Auch bei der Landwirtschaft sieht der UNMIK-Chef ein großes Potential: „Es könnten so viele Lebensmittel im Kosovo produziert werden, wie heute importiert werden.“ Die Entscheidung zum Status des Kosovo, die in den nächsten Wochen im UN-Sicherheitsrat fällt, werde natürlich nicht alle Wirtschaftsprobleme lösen.

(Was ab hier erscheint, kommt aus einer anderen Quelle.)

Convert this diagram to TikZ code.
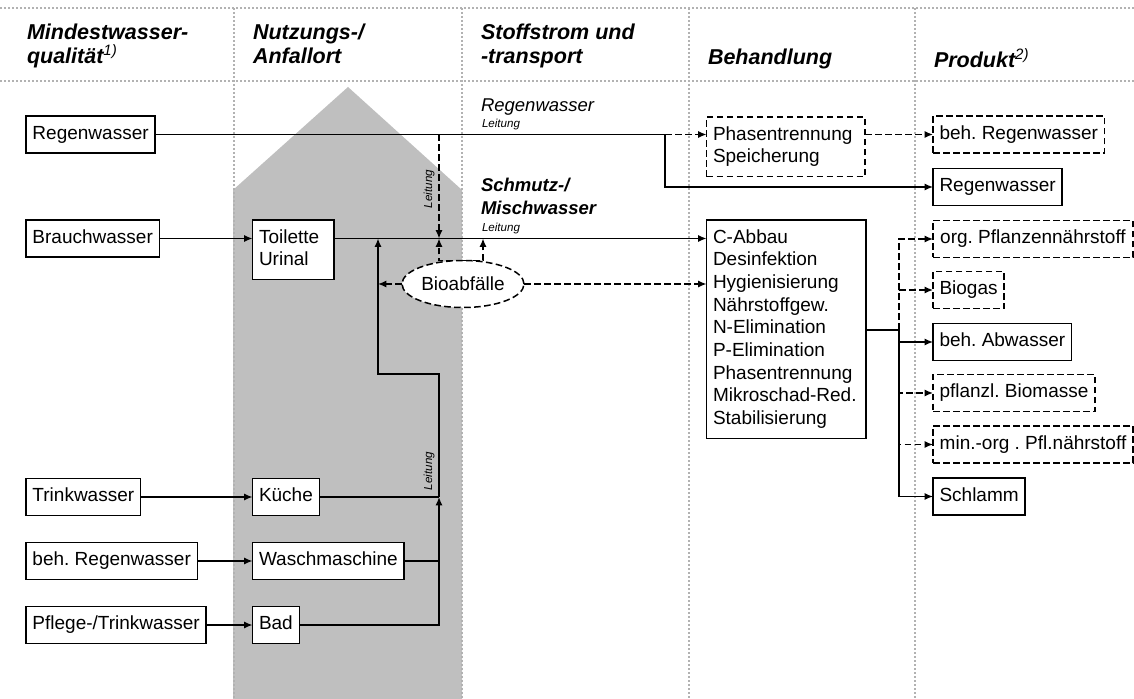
\documentclass[tikz,border=0pt]{standalone}
\usepackage{fontspec}
\setmainfont{Liberation Sans}
\usetikzlibrary{arrows.meta,shapes.geometric}
\frenchspacing

\newcommand{\boxfont}{\fontsize{9.5}{11.35}\selectfont}
\newcommand{\headfont}{\fontsize{10.75}{12}\selectfont\bfseries\itshape}
\newcommand{\leitfont}{\fontsize{5.8}{7}\selectfont\itshape}

\begin{document}
\begin{tikzpicture}[x=0.5pt,y=-0.5pt,line width=0.75pt,>={Latex[length=4.2pt,width=3.6pt]},
  every node/.style={inner sep=0pt, outer sep=0pt},
  box/.style={draw, fill=white, font=\boxfont, align=left, anchor=west, inner xsep=3.25pt, inner ysep=3.575pt, execute at begin node=\strut, execute at end node=\strut},
  dbox/.style={box, dash pattern=on 3.3pt off 1.7pt},
  dline/.style={dash pattern=on 3.3pt off 1.7pt},
  head/.style={font=\headfont, align=left, anchor=north west, execute at begin node=\strut},
  lbl/.style={font=\fontsize{9.25}{11.35}\selectfont\itshape, anchor=base west},
  leit/.style={font=\leitfont},
  sep/.style={black!30, line width=1.2pt, dash pattern=on 1pt off 1pt}]
\useasboundingbox (0,0) rectangle (1134,699);

\fill[black!25] (233,190) -- (348,87) -- (462,190) -- (462,699) -- (233,699) -- cycle;

\draw[sep] (0,8) -- (1134,8);
\draw[sep] (0,81) -- (1134,81);
\foreach \x in {234,462,689,915}
  \draw[sep] (\x,8) -- (\x,699);

\node[head] (h1) at (27,24.2) {Mindestwasser-\\qualität\textsuperscript{\mdseries 1)}};
\node[head] (h2) at (253,24.2) {Nutzungs-/\\Anfallort};
\node[head] (h3) at (481,24.2) {Stoffstrom und\\-transport};
\node[head] (h4) at (708,48.2) {Behandlung};
\node[head] (h5) at (934,48.2) {Produkt\textsuperscript{\mdseries 2)}};

\node[box] (regen) at (26,134.5) {Regenwasser};
\node[box] (brauch) at (26,238.5) {Brauchwasser};
\node[box] (trink) at (26,497) {Trinkwasser};
\node[box] (behregen) at (26,561) {beh. Regenwasser};
\node[box] (pflege) at (26,625) {Pflege-/Trinkwasser};

\node[box, anchor=north west, text width=34.25pt] (toilette) at (252.5,220) {Toilette\\Urinal};
\node[box] (kueche) at (252.5,497) {Küche};
\node[box] (wasch) at (252.5,561) {Waschmaschine};
\node[box] (bad) at (252.5,625) {Bad};

\node[lbl] (lregen) at (481,112) {Regenwasser};
\node[leit, anchor=base west] (lleit1) at (482,128) {Leitung};
\node[font=\fontsize{9.25}{11.35}\selectfont\bfseries\itshape, align=left, anchor=north west, execute at begin node=\strut] (lschmutz) at (481,178.1) {Schmutz-/\\Mischwasser};
\node[leit, anchor=base west] (lleit2) at (482,231.5) {Leitung};
\node[leit, rotate=90] (lleit3) at (429,189) {Leitung};
\node[leit, rotate=90] (lleit4) at (429,471) {Leitung};

\node[ellipse, draw, fill=white, dash pattern=on 3.3pt off 1.7pt, minimum width=61pt, minimum height=23.5pt, font=\boxfont] (bio) at (463,284) {Bioabfälle};

\node[dbox, anchor=north west, text width=72.75pt] (phasen) at (706.5,117) {Phasentrennung\\Speicherung};
\node[box, anchor=north west, text width=73.25pt] (abbau) at (706.5,220) {C-Abbau\\Desinfektion\\Hygienisierung\\Nährstoffgew.\\N-Elimination\\P-Elimination\\Phasentrennung\\Mikroschad-Red.\\Stabilisierung};

\node[dbox] (behregenP) at (933,134.5) {beh. Regenwasser};
\node[box] (regenP) at (933,187) {Regenwasser};
\node[dbox, minimum width=100pt] (orgP) at (933,239) {org. Pflanzennährstoff};
\node[dbox] (biogas) at (933,290) {Biogas};
\node[box] (behabw) at (933,342) {beh. Abwasser};
\node[dbox] (biomasse) at (933,393) {pflanzl. Biomasse};
\node[dbox, minimum width=100pt] (minorg) at (933,444.5) {min.-org . Pfl.nährstoff};
\node[box] (schlamm) at (933,496.5) {Schlamm};

\coordinate (rsplit) at (665,134.5);
\coordinate (rdrop) at (439,134.5);
\coordinate (tjoin) at (439,238.5);
\coordinate (bjoin) at (483,238.5);
\coordinate (kjoin) at (439,497);
\coordinate (kstep) at (378,374);
\coordinate (ajoin) at (899,330);

\draw (regen) -- (rsplit);
\draw[dline,->] (rsplit) -- (phasen.west |- rsplit);
\draw[->] (rsplit) |- (regenP);
\draw[dline,->] (phasen.east |- behregenP) -- (behregenP);

\draw[->] (brauch) -- (toilette.west |- brauch);
\draw[->] (toilette.east |- brauch) -- (abbau.west |- brauch);
\draw[dline,->] (rdrop) -- (tjoin);
\draw[dline,->] (bio.north) -| (tjoin);
\draw[dline,->] (bio.north) -| (bjoin);
\draw[dline,->] (bio.west) -- (bio.west -| kstep);
\draw[dline,->] (bio.east) -- (abbau.west |- bio);

\draw[->] (trink) -- (kueche);
\draw[->] (behregen) -- (wasch);
\draw[->] (pflege) -- (bad);
\draw (kueche) -- (kjoin);
\draw (wasch) -- (wasch -| kjoin);
\draw[->] (bad) -| (kjoin);
\draw[->] (kjoin) |- (kstep) -- (kstep |- brauch);

\draw (abbau.east |- ajoin) -- (ajoin);
\foreach \p in {behabw,schlamm}
  \draw[->] (ajoin) |- (\p);
\foreach \p in {orgP,biogas,biomasse,minorg}
  \draw[dline,->] (ajoin) |- (\p);
\end{tikzpicture}
\end{document}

Aber mit Sicherheit erleichtere dies den Zugang zu den internationalen Finanzorganisationen, so Rücker.


Warten auf den Wirtschaftsaufschwung: Landstraße bei Prizren. / Jo Dethlefs, n-ost

Blerim Shala, der kosovarische Verhandlungsleiter bei den Statusgesprächen in Wien, setzt auf die starke Diaspora, um die Wirtschaft im Kosovo voranzubringen. „Unsere Leute haben Millionen und Milliarden im Ausland verdient. Aber sie werden nur investieren, wenn der Status geklärt ist.“ Shala räumt ein, dass das Kosovo auch nach der Unabhängigkeit noch einige Jahre von internationaler Hilfe abhängig sein wird. „Es braucht zwei Milliarden Euro, um die Wirtschaft zum Funktionieren zu bringen.“ Die Hälfte davon will Shala für den Bau eines neuen, hochmodernen Braunkohlekraftwerkes einsetzen. Er ist überzeugt, dass das Kosovo eine Priorität von EU und USA sein werde. Denn diese Länder wüssten genau, dass ein erneuter Konflikt mit unzähligen Asylsuchenden sie viel teuer zu stehen kommen würde.